President Donald Trump cancelled his planned G20 meeting with Russian Federation President Vladimir Putin out of fear, a former top FBI official explained to MSNBC's Brian Williams on Thursday.
NBC News national security contributor Frank Figliuzzi is the former Assistant Director for Counterintelligence at the FBI.
"Cancelling the meeting with Putin, was that just for optics?" Williams asked. "Because nothing about the Russia/Ukraine situation changed today, but there was obviously a shift in the people around the president, it appears they might have prevailed upon him in mid-air."

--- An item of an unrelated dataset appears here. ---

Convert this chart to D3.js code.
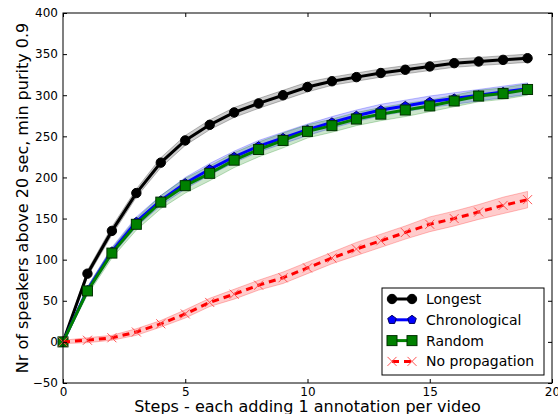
<!DOCTYPE html>
<html>
<head>
<meta charset="utf-8">
<script src="https://d3js.org/d3.v7.min.js"></script>
<style>
  body { margin: 0; background: #fff; }
  text { font-family: "DejaVu Sans", sans-serif; fill: #000; }
</style>
</head>
<body>
<div id="chart"></div>
<script>
var svgWidth = 558;
var svgHeight = 414;

var margin = { top: 13, right: 6, bottom: 31, left: 63 };
var width = svgWidth - margin.left - margin.right;
var height = svgHeight - margin.top - margin.bottom;

// data
var steps = d3.range(0, 20);
var longest = [0, 83, 135, 181, 218, 245, 264, 279, 290, 300, 310, 317, 322, 327, 331, 335, 339, 341, 343, 345];
var longestErr = [1, 4, 5, 5, 6, 6, 6, 6, 6, 6, 6, 5, 5, 5, 5, 5, 5, 5, 5, 5];
var chrono = [0, 63, 110, 146, 172, 193, 210, 225, 238, 248, 258, 267, 275, 282, 287, 292, 296, 300, 304, 308];
var chronoErr = [1, 4, 5, 6, 6, 7, 7, 7, 7, 7, 7, 7, 7, 7, 7, 7, 7, 7, 7, 7];
var random = [0, 62, 108, 143, 170, 190, 205, 221, 234, 245, 256, 263, 271, 277, 282, 287, 293, 299, 302, 307];
var randomErr = [1, 5, 6, 7, 8, 9, 9, 9, 9, 9, 8, 8, 8, 8, 8, 7, 7, 7, 7, 7];
var noprop = [0, 2, 5, 12, 22, 34, 48, 58, 69, 78, 90, 102, 113, 123, 133, 143, 150, 158, 166, 173];
var nopropErr = [2, 3, 3, 4, 4, 5, 5, 6, 6, 7, 7, 7, 8, 8, 8, 9, 9, 9, 10, 10];

var xTicks = [0, 5, 10, 15, 20];
var yTicks = [-50, 0, 50, 100, 150, 200, 250, 300, 350, 400];

var series = [
  { name: "Longest", values: longest, err: longestErr, color: "#000000", marker: "circle", dash: null },
  { name: "Chronological", values: chrono, err: chronoErr, color: "#0000ff", marker: "pentagon", dash: null },
  { name: "Random", values: random, err: randomErr, color: "#008000", marker: "square", dash: null },
  { name: "No propagation", values: noprop, err: nopropErr, color: "#ff0000", marker: "x", dash: "7,5" }
];

var svg = d3.select("#chart")
  .append("svg")
  .attr("width", svgWidth)
  .attr("height", svgHeight);

var chartGroup = svg.append("g")
  .attr("transform", `translate(${margin.left}, ${margin.top})`);

var xScale = d3.scaleLinear().domain([0, 20]).range([0, width]);
var yScale = d3.scaleLinear().domain([-50, 400]).range([height, 0]);

var plot = chartGroup.append("g");

// bands first, then lines
series.forEach(function(s) {
  var area = d3.area()
    .x((d, i) => xScale(steps[i]))
    .y0((d, i) => yScale(d - s.err[i]))
    .y1((d, i) => yScale(d + s.err[i]));
  plot.append("path")
    .datum(s.values)
    .attr("d", area)
    .attr("fill", s.color)
    .attr("fill-opacity", 0.2)
    .attr("stroke", s.color)
    .attr("stroke-opacity", 0.25)
    .attr("stroke-width", 1);
});

function drawMarker(g, type, color, x, y) {
  if (type === "circle") {
    g.append("circle").attr("cx", x).attr("cy", y).attr("r", 4.7)
      .attr("fill", color).attr("stroke", "#000").attr("stroke-width", 1);
  } else if (type === "square") {
    g.append("rect").attr("x", x - 5).attr("y", y - 5).attr("width", 10).attr("height", 10)
      .attr("fill", color).attr("stroke", "#003000").attr("stroke-width", 1);
  } else if (type === "pentagon") {
    var pts = d3.range(5).map(function(k) {
      var a = -Math.PI / 2 + k * 2 * Math.PI / 5;
      return [x + 4.5 * Math.cos(a), y + 4.5 * Math.sin(a)];
    });
    g.append("path").attr("d", "M" + pts.join("L") + "Z")
      .attr("fill", color).attr("stroke", "#000060").attr("stroke-width", 1);
  } else if (type === "x") {
    var r = 4.5;
    g.append("path")
      .attr("d", `M${x - r},${y - r}L${x + r},${y + r}M${x - r},${y + r}L${x + r},${y - r}`)
      .attr("stroke", "#ff5050").attr("stroke-width", 1).attr("fill", "none");
  }
}

series.forEach(function(s) {
  var line = d3.line()
    .x((d, i) => xScale(steps[i]))
    .y(d => yScale(d));
  plot.append("path")
    .datum(s.values)
    .attr("d", line)
    .attr("fill", "none")
    .attr("stroke", s.color)
    .attr("stroke-width", 3)
    .attr("stroke-dasharray", s.dash);
  var mg = plot.append("g");
  s.values.forEach(function(v, i) {
    drawMarker(mg, s.marker, s.color, xScale(steps[i]), yScale(v));
  });
});

// axes with inward ticks on all four sides
var bottomAxis = d3.axisBottom(xScale).tickValues(xTicks).tickSizeInner(-4).tickSizeOuter(0).tickPadding(4);
var topAxis = d3.axisTop(xScale).tickValues(xTicks).tickSizeInner(-4).tickSizeOuter(0).tickFormat("");
var leftAxis = d3.axisLeft(yScale).tickValues(yTicks).tickSizeInner(-4).tickSizeOuter(0).tickPadding(5)
  .tickFormat(d => d < 0 ? "\u2212" + Math.abs(d) : d);
var rightAxis = d3.axisRight(yScale).tickValues(yTicks).tickSizeInner(-4).tickSizeOuter(0).tickFormat("");

[
  chartGroup.append("g").attr("transform", `translate(0, ${height})`).call(bottomAxis),
  chartGroup.append("g").call(topAxis),
  chartGroup.append("g").call(leftAxis),
  chartGroup.append("g").attr("transform", `translate(${width}, 0)`).call(rightAxis)
].forEach(function(ax) {
  ax.select(".domain").remove();
  ax.selectAll("line").attr("stroke", "#000");
  ax.selectAll("text").style("font-size", "12px").style("font-family", "DejaVu Sans, sans-serif");
});

chartGroup.append("rect")
  .attr("width", width).attr("height", height)
  .attr("fill", "none").attr("stroke", "#000").attr("stroke-width", 1);

// axis labels
chartGroup.append("text")
  .attr("x", width / 2)
  .attr("y", height + 29)
  .attr("text-anchor", "middle")
  .style("font-size", "16px")
  .text("Steps - each adding 1 annotation per video");

chartGroup.append("text")
  .attr("transform", "rotate(-90)")
  .attr("x", -height / 2)
  .attr("y", -35)
  .attr("text-anchor", "middle")
  .style("font-size", "16px")
  .text("Nr of speakers above 20 sec, min purity 0.9");

// legend
var legend = svg.append("g").attr("transform", "translate(382, 288)");
legend.append("rect")
  .attr("width", 162).attr("height", 87)
  .attr("fill", "#fff").attr("stroke", "#000").attr("stroke-width", 1);

series.forEach(function(s, i) {
  var yy = 11 + i * 20.8;
  var row = legend.append("g");
  row.append("line")
    .attr("x1", 10).attr("x2", 30).attr("y1", yy).attr("y2", yy)
    .attr("stroke", s.color).attr("stroke-width", 3)
    .attr("stroke-dasharray", s.dash);
  drawMarker(row, s.marker, s.color, 10, yy);
  drawMarker(row, s.marker, s.color, 30, yy);
  row.append("text")
    .attr("x", 44).attr("y", yy + 5)
    .style("font-size", "14px")
    .text(s.name);
});
</script>
</body>
</html>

"So, let's put this in perspective, this very principled decision by our president to not meet with President Putin," Figliuzzi sarcastically replied.
"Remember that we have just come off a decision that nothing is wrong with Saudi Arabia killing a journalist and so our relationship with them is important and should remain in place," he reminded.
"But the Russians have had a skirmish in a strait of waters that's, by the way, very contested with very questionable provocations on both sides that intelligence analysts are debating do this day, and the president decides that that's enough for him to cancel his meeting with Vladimir Putin?" he asked.
"This is about optics," he concluded. "This is about fear and perceptions of the public."
"And I think we are dealing with a president tonight who is very much in a mode of worry and anxiety in cancelling this meeting," he added.